Captain Joe H. Engle became America's youngest astronaut on 29 June 1965, at age 32, after piloting his X-15 research aircraft to an altitude of 280,600 feet. Born in Abilene, Kansas, Engle graduated from the University of Kansas in 1955 with a degree in Aeronautical Engineering. Commissioned through AFROTC, Engle went on to graduate from pilot training in 1958 and fly North American F-100 Super Sabres with the 474th Fighter Day Squadron and the 309th Tactical Fighter Squadron at George AFB, California. He graduated from the USAF Experimental Test Pilot School in 1961, and, after a brief tour with the Fighter Test Branch at Edwards AFB, California, was selected for the Air Force Aerospace Research Pilot School.
After graduating from that school in 1962, he went directly into the elite X-15 program. With three of his sixteen X-15 flights exceeding an altitude of 50 miles, qualifying him for astronaut wings, Engle became the Air Force's first and only "slick wing" astronaut-pilot. In 1966 he was selected for space operations with NASA. He served on the support crew for Apollo X and was named backup lunar module pilot for Apollo XIV. In 1977 Engle was selected to conduct approach and landing tests in the Space Shuttle Enterprise.
On 12 November 1981, he commanded Space Transportation System (STS)-2 and manually flew the Shuttle Columbia from space at Mach 25 to landing, a feat never repeated, while performing flight test maneuvers to explore the shuttle's aero-thermodynamic characteristics. With STS-2, Engle saw the fruits of his early X-15 test efforts incorporated into the shuttle design, and became the only pilot in the world to manually fly two different winged vehicles to and from space.
He was then selected to command the Shuttle Discovery in August 1985 for STS-51I, the most aggressive and challenging shuttle mission to date. During STS-51I, after deploying three new communication satellites, the crew manually captured, repaired, and redeployed the 15,000-pound SYNCOM IV-3 satellite. Engle has flown over 185 different types of aircraft, including 41 different fighter and attack aircraft, and has logged more than 14,850 hours-10,800 in jets and 224 in space.

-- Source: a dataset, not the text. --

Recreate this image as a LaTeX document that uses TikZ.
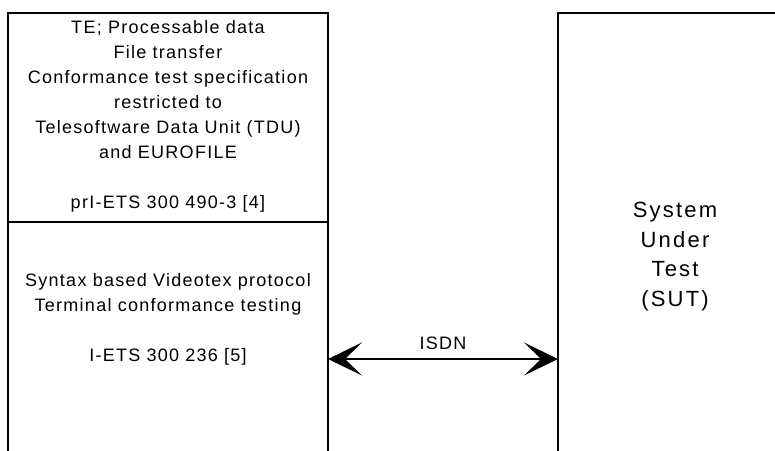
\documentclass[tikz,border=0pt]{standalone}
\usepackage{fontspec}
\setmainfont[LetterSpace=7]{Liberation Sans}
\newfontfamily\sutfont[LetterSpace=10]{Liberation Sans}
\usetikzlibrary{arrows.meta}
\tikzset{
  outline/.style={line width=1.3pt, line cap=rect},
  boxtext/.style={align=center, inner sep=0pt, anchor=north, font=\fontsize{18}{25}\selectfont},
  suttext/.style={align=center, inner sep=0pt, anchor=north, font=\sutfont\fontsize{22}{29.5}\selectfont},
  isdnlink/.style={line width=1.8pt, {Stealth[length=34pt,width=33pt,inset=17pt]}-{Stealth[length=34pt,width=33pt,inset=17pt]}},
}
\begin{document}
\begin{tikzpicture}[x=1pt,y=-1pt]
\useasboundingbox (0,0) rectangle (775,450);
% frame corners
\coordinate (L-bl) at (8,452);
\coordinate (L-tl) at (8,13);
\coordinate (L-tr) at (328,13);
\coordinate (L-br) at (328,452);
\coordinate (L-ml) at (8,222);
\coordinate (L-mr) at (328,222);
\coordinate (R-bl) at (558,452);
\coordinate (R-tl) at (558,13);
\coordinate (R-tr) at (777,13);
\draw[outline] (L-bl) -- (L-tl) -- (L-tr) -- (L-br);
\draw[outline] (L-ml) -- (L-mr);
\draw[outline] (R-bl) -- (R-tl) -- (R-tr);
% texts
\node[boxtext] (spec) at (168,20) {TE; Processable data\\File transfer\\Conformance test specification\\restricted to\\Telesoftware Data Unit (TDU)\\and EUROFILE\\[25pt]prI-ETS 300 490-3 [4]};
\node[boxtext] (tester) at (168,273.5) {Syntax based Videotex protocol\\Terminal conformance testing\\[25pt]I-ETS 300 236 [5]};
\node[suttext] (sut) at (675,202) {System\\Under\\Test\\(SUT)};
% link
\coordinate (linkL) at (328,359);
\coordinate (linkR) at (558,359);
\draw[isdnlink] (linkL) -- (linkR) node[midway, anchor=base, yshift=10pt, font=\fontsize{18}{25}\selectfont] (isdn) {ISDN};
\end{tikzpicture}
\end{document}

He is a holder of the Harmon International, Collier, Kincheloe, Goddard, and White aviation and space trophies, and in July 2001 will be enshrined into the National Aviation Hall of Fame. Having retired from NASA, the USAF, and the Air National Guard as a major general, Engle continues to serve as an engineering consultant and technical advisor on space related projects for NASA and still flies active duty fighter aircraft with the USAF Test Pilot School at Edwards AFB, California. He and his wife of 44 years, Mary, reside in Colorado Springs, Colorado.
For winged reentry vehicles to become a reality, control from space to atmospheric flight had to be developed. On 29 June 1965, Joe Engle takes his X-15 to an altitude of 280,600 feet, qualifying him as our nation's youngest astronaut and the only "slick wing" USAF pilot ever to earn astronaut wings. Sixteen years later, with his ownX-15 test results incorporated into shuttle design Engle will manually fly the Shuttle Columbia from reentry to touchdown and become the only pilot in the world to fly two different winged aircraft into space and back.